GoBigEd

Thursday, February 17, 2005


WOULD WONDERFUL WRITER WARREN WRITHE?

I’m normally a placid, peaceful person. But when I see really lousy writing, especially by people who should know better, I kind of writhe around in agony. Well, I was wondering if Omaha’s beloved and avuncular billionaire, Warren Buffett, has done any of that lately.

See, Buffett was honored last week for his wise and folksy writing in the Berkshire Hathaway annual report. That’s a well-deserved honor; he’s not only considerably richer than me, he’s a better writer and (sob!) funnier! Of course, I’m a lot cuter and make better Oatmeal Scotchies, so it evens out. Anyway, it was a good thing that he won that award. A group headed by former Nebraska Sen. Bob Kerrey, himself a pretty good writer and now a constantly-networking, new-age college president in New York City, gave Buffett the accolade.

The group is the National Commission on Writing for America’s Families, Schools, and Colleges:
www.writingcommission.org It was set up by the College Board to prime the pump for the new Politically Correct twist on the SAT, the writing assessment. You know: write an essay based on their “prompt” and prove yourself to be politically and socially radical, or heigh ho, heigh ho, it’s off to the community college you go.

In any event, this commission appears to be at least taking a stab at helping teachers teach writing, though I’m still skeptical, mainly because Kerrey is called the “chair” of this group. What? Do they SIT on him?
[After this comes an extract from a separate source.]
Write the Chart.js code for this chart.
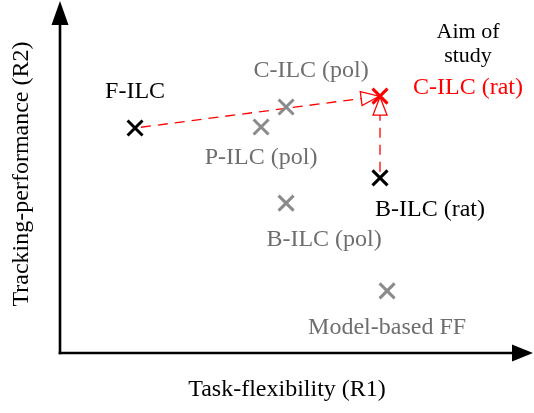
<!DOCTYPE html>
<html><head><meta charset="utf-8">
<script src="https://cdn.jsdelivr.net/npm/chart.js@4"></script>
<style>html,body{margin:0;padding:0;background:#fff}#wrap{width:534px;height:413px}</style>
</head><body><div id="wrap"><canvas id="c" width="534" height="413"></canvas></div>
<script>
// Data (arbitrary 0-10 units)
const names = ['F-ILC','P-ILC (pol)','C-ILC (pol)','C-ILC (rat)','B-ILC (rat)','B-ILC (pol)','Model-based FF'];
const flexibility = [1.59, 4.26, 4.79, 6.78, 6.78, 4.79, 6.93];
const performance = [6.41, 6.44, 7.01, 7.32, 4.99, 4.27, 1.77];
const kinds = ['black','gray','gray','red','black','gray','gray'];
const xTitle = 'Task-flexibility (R1)';
const yTitle = 'Tracking-performance (R2)';
const aimText = ['Aim of', 'study'];
// arrows: from index -> to index
const arrows = [[0,3],[4,3]];

// styling (kept separate)
const markColor = {black:'#000000', gray:'#8a8a8a', red:'#ff0000'};
const textColor = {black:'#000000', gray:'#6e6e6e', red:'#ff0000'};
const labelOffset = [[0,-36],[0,31],[25,-36],[88,-8],[50,32],[38,37],[0,37]];
const FONT = '"Liberation Serif", "Times New Roman", serif';

const overlay = {
  id:'overlay',
  afterDatasetsDraw(chart){
    const ctx = chart.ctx, xs = chart.scales.x, ys = chart.scales.y;
    const ca = chart.chartArea;
    const px = i => xs.getPixelForValue(flexibility[i]);
    const py = i => ys.getPixelForValue(performance[i]);
    ctx.save();
    // axes with arrowheads
    const ox = ca.left, oy = ca.bottom;
    ctx.strokeStyle = '#000'; ctx.fillStyle = '#000'; ctx.lineWidth = 2.6;
    ctx.beginPath(); ctx.moveTo(ox, oy + 1.3); ctx.lineTo(ox, ca.top + 20); ctx.stroke();
    ctx.beginPath(); ctx.moveTo(ox - 1.3, oy); ctx.lineTo(ca.right - 18, oy); ctx.stroke();
    ctx.beginPath(); ctx.moveTo(ox, ca.top - 1); ctx.lineTo(ox - 8.5, ca.top + 23); ctx.lineTo(ox + 8.5, ca.top + 23); ctx.closePath(); ctx.fill();
    ctx.beginPath(); ctx.moveTo(ca.right + 1, oy); ctx.lineTo(ca.right - 20, oy - 8.5); ctx.lineTo(ca.right - 20, oy + 8.5); ctx.closePath(); ctx.fill();
    // dashed arrows
    arrows.forEach(([a,b]) => {
      const x0 = px(a), y0 = py(a), x1 = px(b), y1 = py(b);
      const dx = x1 - x0, dy = y1 - y0, L = Math.hypot(dx, dy);
      const ux = dx / L, uy = dy / L;
      const head = 19, hw = 7;
      const bx = x1 - ux * head, by = y1 - uy * head;
      ctx.strokeStyle = '#ff0000'; ctx.lineWidth = 1.3; ctx.setLineDash([10,7]);
      ctx.beginPath(); ctx.moveTo(x0 + ux*6, y0 + uy*6); ctx.lineTo(bx, by); ctx.stroke();
      ctx.setLineDash([]);
      ctx.beginPath();
      ctx.moveTo(x1 - ux*1, y1 - uy*1);
      ctx.lineTo(bx - uy*hw, by + ux*hw);
      ctx.lineTo(bx + uy*hw, by - ux*hw);
      ctx.closePath();
      ctx.fillStyle = '#ffffff'; ctx.fill();
      ctx.lineWidth = 1.3; ctx.stroke();
    });
    // redraw marks of arrow endpoints on top
    ctx.restore();
    ctx.save();
    // labels
    ctx.textAlign = 'center'; ctx.textBaseline = 'middle';
    ctx.font = '24px ' + FONT;
    names.forEach((n,i) => {
      ctx.fillStyle = textColor[kinds[i]];
      ctx.fillText(n, px(i) + labelOffset[i][0], py(i) + labelOffset[i][1]);
    });
    ctx.fillStyle = '#000'; ctx.font = '22px ' + FONT;
    ctx.fillText(aimText[0], 468, 32);
    ctx.fillText(aimText[1], 468, 56);
    ctx.font = '24px ' + FONT;
    ctx.fillText(xTitle, 287, 390);
    ctx.translate(22, 174); ctx.rotate(-Math.PI/2);
    ctx.fillText(yTitle, 0, 0);
    ctx.restore();
  }
};

const marks = {
  id:'marks',
  afterDraw(chart){
    const ctx = chart.ctx, xs = chart.scales.x, ys = chart.scales.y;
    ctx.save();
    ctx.lineCap = 'butt';
    names.forEach((n,i) => {
      const x = xs.getPixelForValue(flexibility[i]), y = ys.getPixelForValue(performance[i]);
      const r = 7.5;
      ctx.strokeStyle = markColor[kinds[i]]; ctx.lineWidth = 3;
      ctx.beginPath(); ctx.moveTo(x-r,y-r); ctx.lineTo(x+r,y+r); ctx.moveTo(x+r,y-r); ctx.lineTo(x-r,y+r); ctx.stroke();
    });
    ctx.restore();
  }
};

new Chart(document.getElementById('c'), {
  type:'scatter',
  data:{ datasets:[{
    data: flexibility.map((v,i)=>({x:v, y:performance[i]})),
    pointStyle:'crossRot', pointRadius:0, pointHoverRadius:0,
    borderColor: kinds.map(k=>markColor[k]), borderWidth:3
  }]},
  options:{
    responsive:false, animation:false, devicePixelRatio:1,
    layout:{padding:{left:60,right:2,top:2,bottom:60}},
    plugins:{legend:{display:false}, tooltip:{enabled:false}},
    events:[],
    scales:{
      x:{type:'linear', min:0, max:10, display:false},
      y:{type:'linear', min:0, max:10, display:false}
    }
  },
  plugins:[overlay, marks]
});
</script></body></html>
I’m also doubtful because there are a bunch of libs on the commission’s board whose ideology is the opposite of what good writing instruction requires: phonics, grammar, spelling, capitalization, punctuation, sentence diagramming, vocabulary development, quality books written in quality language . . . all the stuff that public schools don’t do any more.

Worst among them is Diana Lam, the former assistant chancellor of the New York City public schools. She got fired for trying to give her husband a six-figure job in the school system, but her wacko, left-wing policies were really the cause of the job tenure readjustment. She put a horrible pseudo-phonics program in place that, if you can believe this, actually made NYC kids lose ground in reading. Then she resisted the reform of the bilingual education program so that an astoundingly-small 3.7 percent of the English language learners transitioned into the mainstream classroom. Most of them remained warehoused in non-English speaking language ghettos at horrific public expense.
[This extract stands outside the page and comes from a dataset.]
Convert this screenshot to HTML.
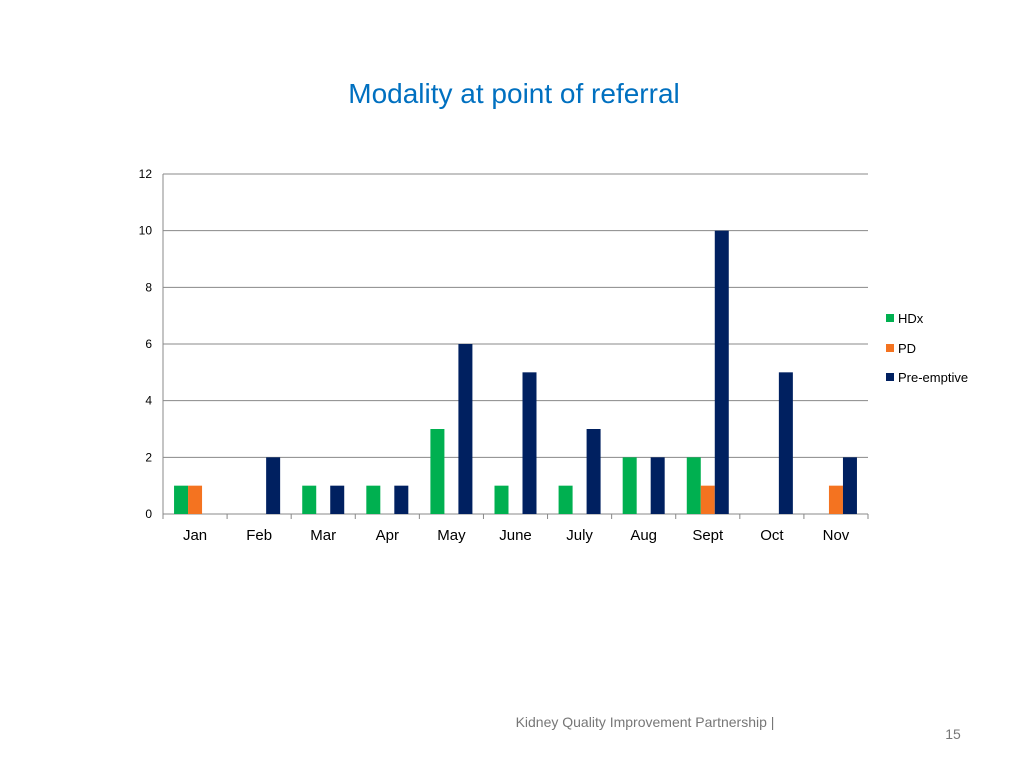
<!DOCTYPE html>
<html><head><meta charset="utf-8"><style>
body{margin:0;width:1024px;height:768px;background:#fff;overflow:hidden;font-family:"Liberation Sans",sans-serif}
svg{position:absolute;left:0;top:0}
</style></head><body>
<svg width="1024" height="768">
<text x="514" y="103" text-anchor="middle" font-size="28" fill="#0070c0">Modality at point of referral</text>
<g id="grid"></g><g id="bars"></g><g id="axes"></g>
<g font-size="13" fill="#000">
<rect x="886" y="314" width="8" height="8" fill="#00b050"/>
<text x="898" y="323">HDx</text>
<rect x="886" y="344" width="8" height="8" fill="#f47320"/>
<text x="898" y="353">PD</text>
<rect x="886" y="373" width="8" height="8" fill="#002060"/>
<text x="898" y="382">Pre-emptive</text>
</g>
<text x="645" y="727" text-anchor="middle" font-size="14" fill="#777">Kidney Quality Improvement Partnership |</text>
<text x="953" y="739" text-anchor="middle" font-size="14" fill="#777">15</text>
</svg>
<script>
const categories=["Jan","Feb","Mar","Apr","May","June","July","Aug","Sept","Oct","Nov"];
const hdx=[1,0,1,1,3,1,1,2,2,0,0];
const pd=[1,0,0,0,0,0,0,0,1,0,1];
const preEmptive=[0,2,1,1,6,5,3,2,10,5,2];
const yTicks=[0,2,4,6,8,10,12];
const NS="http://www.w3.org/2000/svg";
const x0=163,x1=868,y0=514,y1=174,yMax=12;
const cw=(x1-x0)/categories.length,bw=14;
const y=v=>y0-(y0-y1)*v/yMax;
function mk(t,a,p){const e=document.createElementNS(NS,t);for(const k in a)e.setAttribute(k,a[k]);p.appendChild(e);return e;}
const grid=document.getElementById('grid'),bars=document.getElementById('bars'),axes=document.getElementById('axes');
yTicks.forEach(v=>{
 const l=mk('line',{x1:x0,x2:x1,y1:y(v),y2:y(v),stroke:'#888','stroke-width':1},grid);
 
 
 const t=mk('text',{x:x0-11,y:y(v)+4,'text-anchor':'end','font-size':12,fill:'#000'},axes);
 t.textContent=v;
 
 
});
const ya=mk('line',{x1:x0,x2:x0,y1:y1,y2:y0,stroke:'#888'},axes);


for(let i=0;i<=categories.length;i++){
 const tk=mk('line',{x1:x0+i*cw,x2:x0+i*cw,y1:y0,y2:y0+5,stroke:'#888'},axes);
 
 
}
const series=[[hdx,'#00b050','hdx'],[pd,'#f47320','pd'],[preEmptive,'#002060','pre-emptive']];
categories.forEach((c,i)=>{
 const gx=x0+i*cw+(cw-3*bw)/2;
 series.forEach((s,j)=>{
  const v=s[0][i];if(!v)return;
  const r=mk('rect',{x:gx+j*bw,y:y(v),width:bw,height:y0-y(v),fill:s[1]},bars);
  
  
 });
 const t=mk('text',{x:x0+i*cw+cw/2,y:540,'text-anchor':'middle','font-size':15,fill:'#000'},axes);
 t.textContent=c;
 
 
});
</script>
</body></html>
Anyway, at least this commission recognizes that Warren Buffett is a good model for corporate communications. Now that he’s been honored for his writing, though, wonder what Uncle Warren and the Commission would say about the Buffett Foundation’s persistent denial that grammar and spelling matter?

See Go Big Ed’s archives for Nov. 9, 2004, about how year after year, the Buffett Foundation’s full-page ad announcing that nominations for fifteen $10,000 awards for great teaching in memory of Alice Buffett don’t have to be well-written.

That’s right! That’s what they say. It’s a head-scratcher. The foundation solicits letters of nomination for great teachers, but assures you, “don’t worry about grammar and spelling – these letters won’t be graded.”

Say what?

Now, for years, I’ve hoped that Warren Buffett would misspell his name as “Susan Williams” on a check to himself for, say, seventy skillion dollars. But he never will, because he really is a good writer. And good writers are always, ahem, smart.

So I hope he does something about this. Wuzzup, Warren? Wake up! This is . . . wong.